> [DESCRIPTION OF THE TASK] Transcribe the listing exactly, leaving out every picture.

> [COLLECTED DATA]
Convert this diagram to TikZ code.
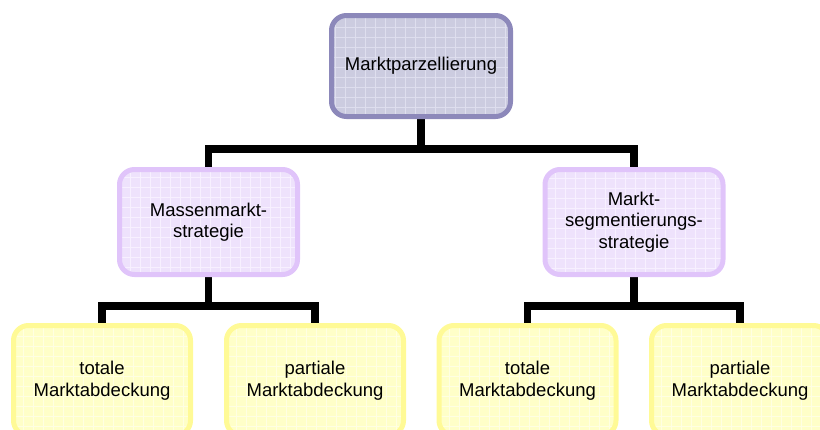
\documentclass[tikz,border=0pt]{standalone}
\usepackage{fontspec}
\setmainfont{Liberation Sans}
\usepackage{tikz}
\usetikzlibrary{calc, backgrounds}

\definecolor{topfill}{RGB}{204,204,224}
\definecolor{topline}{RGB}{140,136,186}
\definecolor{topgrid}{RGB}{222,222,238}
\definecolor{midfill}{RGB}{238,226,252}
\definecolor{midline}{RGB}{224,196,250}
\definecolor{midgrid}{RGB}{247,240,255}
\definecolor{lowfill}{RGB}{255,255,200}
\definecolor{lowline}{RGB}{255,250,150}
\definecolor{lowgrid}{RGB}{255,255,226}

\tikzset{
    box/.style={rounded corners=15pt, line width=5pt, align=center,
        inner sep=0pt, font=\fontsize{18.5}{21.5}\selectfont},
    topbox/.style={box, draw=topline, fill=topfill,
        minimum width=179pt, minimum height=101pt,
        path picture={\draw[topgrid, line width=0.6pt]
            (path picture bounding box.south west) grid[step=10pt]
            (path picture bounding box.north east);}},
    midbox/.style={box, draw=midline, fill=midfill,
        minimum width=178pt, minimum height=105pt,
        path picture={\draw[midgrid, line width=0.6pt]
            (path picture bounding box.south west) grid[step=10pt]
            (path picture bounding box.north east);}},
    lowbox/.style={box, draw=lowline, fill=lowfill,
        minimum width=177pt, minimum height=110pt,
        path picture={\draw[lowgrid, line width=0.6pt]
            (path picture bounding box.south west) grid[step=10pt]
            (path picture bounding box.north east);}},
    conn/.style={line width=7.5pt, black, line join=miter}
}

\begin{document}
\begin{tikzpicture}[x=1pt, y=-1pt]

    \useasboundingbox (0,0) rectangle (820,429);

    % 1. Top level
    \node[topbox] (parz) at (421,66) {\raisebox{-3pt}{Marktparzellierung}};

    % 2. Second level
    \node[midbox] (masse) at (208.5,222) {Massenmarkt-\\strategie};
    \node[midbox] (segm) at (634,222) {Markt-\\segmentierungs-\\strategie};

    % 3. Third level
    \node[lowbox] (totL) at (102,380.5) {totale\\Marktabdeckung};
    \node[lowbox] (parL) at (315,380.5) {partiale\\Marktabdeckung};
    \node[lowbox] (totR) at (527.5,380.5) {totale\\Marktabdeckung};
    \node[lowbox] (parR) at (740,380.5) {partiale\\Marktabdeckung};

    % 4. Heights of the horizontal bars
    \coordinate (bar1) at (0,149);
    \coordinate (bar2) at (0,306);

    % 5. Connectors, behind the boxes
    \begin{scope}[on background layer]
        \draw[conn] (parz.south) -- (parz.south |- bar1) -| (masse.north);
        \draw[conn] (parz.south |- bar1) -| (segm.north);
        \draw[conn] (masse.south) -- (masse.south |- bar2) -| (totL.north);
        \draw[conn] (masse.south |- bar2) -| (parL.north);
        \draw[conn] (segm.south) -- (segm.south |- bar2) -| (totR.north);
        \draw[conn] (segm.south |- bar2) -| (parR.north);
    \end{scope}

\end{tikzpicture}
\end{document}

> [EXERCISE SOLUTION]
Convert this diagram to TikZ code.
\documentclass[tikz,border=0pt]{standalone}
\usepackage{fontspec}
\setmainfont{Liberation Sans}
\usepackage{tikz}
\usetikzlibrary{calc, backgrounds}

\definecolor{topfill}{RGB}{204,204,224}
\definecolor{topline}{RGB}{140,136,186}
\definecolor{topgrid}{RGB}{222,222,238}
\definecolor{midfill}{RGB}{238,226,252}
\definecolor{midline}{RGB}{224,196,250}
\definecolor{midgrid}{RGB}{247,240,255}
\definecolor{lowfill}{RGB}{255,255,200}
\definecolor{lowline}{RGB}{255,250,150}
\definecolor{lowgrid}{RGB}{255,255,226}

\tikzset{
    box/.style={rounded corners=15pt, line width=5pt, align=center,
        inner sep=0pt, font=\fontsize{18.5}{21.5}\selectfont},
    topbox/.style={box, draw=topline, fill=topfill,
        minimum width=179pt, minimum height=101pt,
        path picture={\draw[topgrid, line width=0.6pt]
            (path picture bounding box.south west) grid[step=10pt]
            (path picture bounding box.north east);}},
    midbox/.style={box, draw=midline, fill=midfill,
        minimum width=178pt, minimum height=105pt,
        path picture={\draw[midgrid, line width=0.6pt]
            (path picture bounding box.south west) grid[step=10pt]
            (path picture bounding box.north east);}},
    lowbox/.style={box, draw=lowline, fill=lowfill,
        minimum width=177pt, minimum height=110pt,
        path picture={\draw[lowgrid, line width=0.6pt]
            (path picture bounding box.south west) grid[step=10pt]
            (path picture bounding box.north east);}},
    conn/.style={line width=7.5pt, black, line join=miter}
}

\begin{document}
\begin{tikzpicture}[x=1pt, y=-1pt]

    \useasboundingbox (0,0) rectangle (820,429);

    % 1. Top level
    \node[topbox] (parz) at (421,66) {\raisebox{-3pt}{Marktparzellierung}};

    % 2. Second level
    \node[midbox] (masse) at (208.5,222) {Massenmarkt-\\strategie};
    \node[midbox] (segm) at (634,222) {Markt-\\segmentierungs-\\strategie};

    % 3. Third level
    \node[lowbox] (totL) at (102,380.5) {totale\\Marktabdeckung};
    \node[lowbox] (parL) at (315,380.5) {partiale\\Marktabdeckung};
    \node[lowbox] (totR) at (527.5,380.5) {totale\\Marktabdeckung};
    \node[lowbox] (parR) at (740,380.5) {partiale\\Marktabdeckung};

    % 4. Heights of the horizontal bars
    \coordinate (bar1) at (0,149);
    \coordinate (bar2) at (0,306);

    % 5. Connectors, behind the boxes
    \begin{scope}[on background layer]
        \draw[conn] (parz.south) -- (parz.south |- bar1) -| (masse.north);
        \draw[conn] (parz.south |- bar1) -| (segm.north);
        \draw[conn] (masse.south) -- (masse.south |- bar2) -| (totL.north);
        \draw[conn] (masse.south |- bar2) -| (parL.north);
        \draw[conn] (segm.south) -- (segm.south |- bar2) -| (totR.north);
        \draw[conn] (segm.south |- bar2) -| (parR.north);
    \end{scope}

\end{tikzpicture}
\end{document}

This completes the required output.